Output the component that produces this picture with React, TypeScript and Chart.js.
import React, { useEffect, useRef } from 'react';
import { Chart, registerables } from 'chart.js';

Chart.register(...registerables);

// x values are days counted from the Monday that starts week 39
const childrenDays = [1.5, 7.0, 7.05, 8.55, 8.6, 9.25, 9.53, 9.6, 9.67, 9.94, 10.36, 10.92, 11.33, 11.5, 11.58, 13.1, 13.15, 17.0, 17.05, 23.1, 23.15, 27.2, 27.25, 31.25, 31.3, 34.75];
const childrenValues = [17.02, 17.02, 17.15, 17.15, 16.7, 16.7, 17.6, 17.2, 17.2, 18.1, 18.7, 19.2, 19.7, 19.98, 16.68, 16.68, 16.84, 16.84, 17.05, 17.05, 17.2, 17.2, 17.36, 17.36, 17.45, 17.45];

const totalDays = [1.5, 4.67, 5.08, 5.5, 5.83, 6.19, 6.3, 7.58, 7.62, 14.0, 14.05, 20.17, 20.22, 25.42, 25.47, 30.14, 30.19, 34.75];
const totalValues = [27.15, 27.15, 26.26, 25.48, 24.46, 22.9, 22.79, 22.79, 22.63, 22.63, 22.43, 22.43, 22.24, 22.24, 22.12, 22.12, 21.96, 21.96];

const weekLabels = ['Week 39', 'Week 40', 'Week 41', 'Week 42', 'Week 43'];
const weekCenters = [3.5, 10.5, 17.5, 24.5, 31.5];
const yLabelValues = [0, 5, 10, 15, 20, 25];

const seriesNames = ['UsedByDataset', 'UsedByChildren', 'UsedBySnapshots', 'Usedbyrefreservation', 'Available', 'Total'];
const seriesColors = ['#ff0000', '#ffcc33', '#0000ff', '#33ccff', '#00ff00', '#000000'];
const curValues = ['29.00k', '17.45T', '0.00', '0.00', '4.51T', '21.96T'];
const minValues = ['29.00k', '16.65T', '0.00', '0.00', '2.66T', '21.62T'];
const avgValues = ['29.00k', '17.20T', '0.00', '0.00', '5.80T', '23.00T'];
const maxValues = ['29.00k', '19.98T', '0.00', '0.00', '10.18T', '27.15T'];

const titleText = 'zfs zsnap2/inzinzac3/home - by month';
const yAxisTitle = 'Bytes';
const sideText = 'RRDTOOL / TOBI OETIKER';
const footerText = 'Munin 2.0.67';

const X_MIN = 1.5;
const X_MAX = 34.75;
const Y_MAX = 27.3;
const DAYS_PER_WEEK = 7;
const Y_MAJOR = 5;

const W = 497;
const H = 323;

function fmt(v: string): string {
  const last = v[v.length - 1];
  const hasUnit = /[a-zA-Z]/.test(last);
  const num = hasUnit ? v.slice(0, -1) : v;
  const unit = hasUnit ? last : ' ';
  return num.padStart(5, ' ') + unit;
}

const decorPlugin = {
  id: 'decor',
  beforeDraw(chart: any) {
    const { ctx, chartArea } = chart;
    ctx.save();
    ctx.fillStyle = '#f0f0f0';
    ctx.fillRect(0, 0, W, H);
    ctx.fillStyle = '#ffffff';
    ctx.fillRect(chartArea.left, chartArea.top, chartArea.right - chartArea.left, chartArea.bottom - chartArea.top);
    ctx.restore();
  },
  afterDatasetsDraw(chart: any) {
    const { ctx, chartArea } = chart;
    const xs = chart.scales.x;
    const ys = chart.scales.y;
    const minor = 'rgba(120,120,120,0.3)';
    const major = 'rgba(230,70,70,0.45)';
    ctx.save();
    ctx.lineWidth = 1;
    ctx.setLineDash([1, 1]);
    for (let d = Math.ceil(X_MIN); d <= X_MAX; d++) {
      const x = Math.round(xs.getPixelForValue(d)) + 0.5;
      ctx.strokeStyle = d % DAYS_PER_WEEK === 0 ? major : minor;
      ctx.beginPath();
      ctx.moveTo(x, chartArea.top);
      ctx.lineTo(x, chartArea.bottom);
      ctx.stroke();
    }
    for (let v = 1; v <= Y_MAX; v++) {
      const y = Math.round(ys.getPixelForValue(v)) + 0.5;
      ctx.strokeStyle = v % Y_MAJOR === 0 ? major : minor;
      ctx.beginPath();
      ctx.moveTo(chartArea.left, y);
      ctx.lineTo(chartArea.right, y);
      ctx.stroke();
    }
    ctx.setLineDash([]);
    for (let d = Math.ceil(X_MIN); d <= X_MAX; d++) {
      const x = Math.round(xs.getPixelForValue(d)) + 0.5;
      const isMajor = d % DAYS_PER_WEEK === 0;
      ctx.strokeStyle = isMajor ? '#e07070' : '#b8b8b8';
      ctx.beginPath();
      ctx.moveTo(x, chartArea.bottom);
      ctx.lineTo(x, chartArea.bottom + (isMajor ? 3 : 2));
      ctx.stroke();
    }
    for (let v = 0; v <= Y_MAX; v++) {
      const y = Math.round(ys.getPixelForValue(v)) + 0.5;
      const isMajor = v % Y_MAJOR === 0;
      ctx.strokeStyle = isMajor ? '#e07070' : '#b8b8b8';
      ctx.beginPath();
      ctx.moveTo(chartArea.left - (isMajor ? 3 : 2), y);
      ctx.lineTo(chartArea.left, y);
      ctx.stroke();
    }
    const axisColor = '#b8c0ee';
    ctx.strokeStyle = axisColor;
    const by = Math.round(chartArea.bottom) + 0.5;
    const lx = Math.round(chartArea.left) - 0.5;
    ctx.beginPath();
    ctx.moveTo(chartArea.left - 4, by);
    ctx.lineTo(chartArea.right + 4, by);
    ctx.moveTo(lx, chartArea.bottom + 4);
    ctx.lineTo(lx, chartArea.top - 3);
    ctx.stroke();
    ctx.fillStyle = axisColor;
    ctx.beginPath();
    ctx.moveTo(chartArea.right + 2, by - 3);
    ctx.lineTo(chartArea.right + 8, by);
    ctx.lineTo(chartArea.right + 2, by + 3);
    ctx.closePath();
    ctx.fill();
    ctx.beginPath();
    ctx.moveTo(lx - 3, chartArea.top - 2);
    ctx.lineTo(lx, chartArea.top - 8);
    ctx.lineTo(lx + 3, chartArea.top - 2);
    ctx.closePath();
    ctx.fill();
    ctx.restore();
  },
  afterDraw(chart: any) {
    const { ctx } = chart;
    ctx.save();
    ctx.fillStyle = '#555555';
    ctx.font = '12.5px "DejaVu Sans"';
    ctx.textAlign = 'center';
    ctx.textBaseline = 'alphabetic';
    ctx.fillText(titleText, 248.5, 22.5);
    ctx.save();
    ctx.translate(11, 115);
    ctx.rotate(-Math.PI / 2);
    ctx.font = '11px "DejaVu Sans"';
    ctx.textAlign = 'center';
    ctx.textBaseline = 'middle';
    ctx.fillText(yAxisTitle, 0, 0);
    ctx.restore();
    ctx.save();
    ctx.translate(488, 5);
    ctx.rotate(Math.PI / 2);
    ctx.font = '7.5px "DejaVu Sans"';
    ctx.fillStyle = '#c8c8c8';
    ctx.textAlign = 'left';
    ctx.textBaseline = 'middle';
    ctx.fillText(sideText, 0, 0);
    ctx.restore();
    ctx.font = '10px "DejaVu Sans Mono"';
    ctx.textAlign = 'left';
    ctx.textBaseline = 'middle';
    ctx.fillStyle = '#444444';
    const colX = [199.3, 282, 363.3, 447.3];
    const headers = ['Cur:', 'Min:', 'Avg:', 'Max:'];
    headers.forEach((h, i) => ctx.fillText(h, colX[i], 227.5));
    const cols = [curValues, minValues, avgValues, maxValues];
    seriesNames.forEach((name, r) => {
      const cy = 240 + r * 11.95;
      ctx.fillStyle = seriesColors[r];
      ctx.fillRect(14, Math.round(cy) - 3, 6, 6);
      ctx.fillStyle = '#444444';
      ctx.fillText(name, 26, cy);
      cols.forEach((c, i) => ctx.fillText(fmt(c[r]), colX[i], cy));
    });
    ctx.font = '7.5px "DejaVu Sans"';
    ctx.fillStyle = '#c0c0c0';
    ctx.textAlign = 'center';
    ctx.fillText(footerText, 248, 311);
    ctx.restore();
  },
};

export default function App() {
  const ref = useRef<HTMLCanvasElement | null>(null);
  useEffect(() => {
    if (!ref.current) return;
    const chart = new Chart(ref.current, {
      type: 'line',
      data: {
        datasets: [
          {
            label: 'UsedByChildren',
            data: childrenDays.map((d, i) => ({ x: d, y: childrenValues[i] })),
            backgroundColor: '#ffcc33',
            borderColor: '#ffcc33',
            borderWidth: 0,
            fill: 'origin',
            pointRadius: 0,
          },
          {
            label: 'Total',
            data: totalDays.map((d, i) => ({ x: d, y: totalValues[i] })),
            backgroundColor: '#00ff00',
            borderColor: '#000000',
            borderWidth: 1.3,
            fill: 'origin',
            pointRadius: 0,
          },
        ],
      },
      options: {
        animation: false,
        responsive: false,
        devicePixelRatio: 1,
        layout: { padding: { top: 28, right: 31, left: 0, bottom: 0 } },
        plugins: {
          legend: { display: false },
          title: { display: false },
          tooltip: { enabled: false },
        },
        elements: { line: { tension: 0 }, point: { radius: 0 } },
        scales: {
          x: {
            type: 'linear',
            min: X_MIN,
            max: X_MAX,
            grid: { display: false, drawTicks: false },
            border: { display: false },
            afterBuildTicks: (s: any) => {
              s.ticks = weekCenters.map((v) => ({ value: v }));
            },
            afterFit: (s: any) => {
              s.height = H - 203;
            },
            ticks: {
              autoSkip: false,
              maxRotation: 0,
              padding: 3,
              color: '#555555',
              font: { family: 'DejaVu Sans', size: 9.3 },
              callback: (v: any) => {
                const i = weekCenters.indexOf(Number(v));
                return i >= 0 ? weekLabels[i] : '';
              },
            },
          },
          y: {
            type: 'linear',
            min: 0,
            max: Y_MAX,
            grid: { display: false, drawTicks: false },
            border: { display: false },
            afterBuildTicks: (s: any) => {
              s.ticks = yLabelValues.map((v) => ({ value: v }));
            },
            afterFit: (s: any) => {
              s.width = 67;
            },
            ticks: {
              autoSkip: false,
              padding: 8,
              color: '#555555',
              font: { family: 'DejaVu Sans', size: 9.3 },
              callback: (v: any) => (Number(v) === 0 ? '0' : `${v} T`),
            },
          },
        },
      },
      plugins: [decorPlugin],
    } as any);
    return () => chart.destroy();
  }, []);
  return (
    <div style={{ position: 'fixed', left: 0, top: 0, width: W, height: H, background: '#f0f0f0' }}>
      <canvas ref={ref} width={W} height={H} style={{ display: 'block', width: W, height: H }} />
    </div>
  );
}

====

*Goal:* Word for word, reproduce the listing above from its start up to and including the line that has "Chart.register(...registerables);". Give only those lines.

*The output:*
Output the component that produces this picture with React, TypeScript and Chart.js.
import React, { useEffect, useRef } from 'react';
import { Chart, registerables } from 'chart.js';

Chart.register(...registerables);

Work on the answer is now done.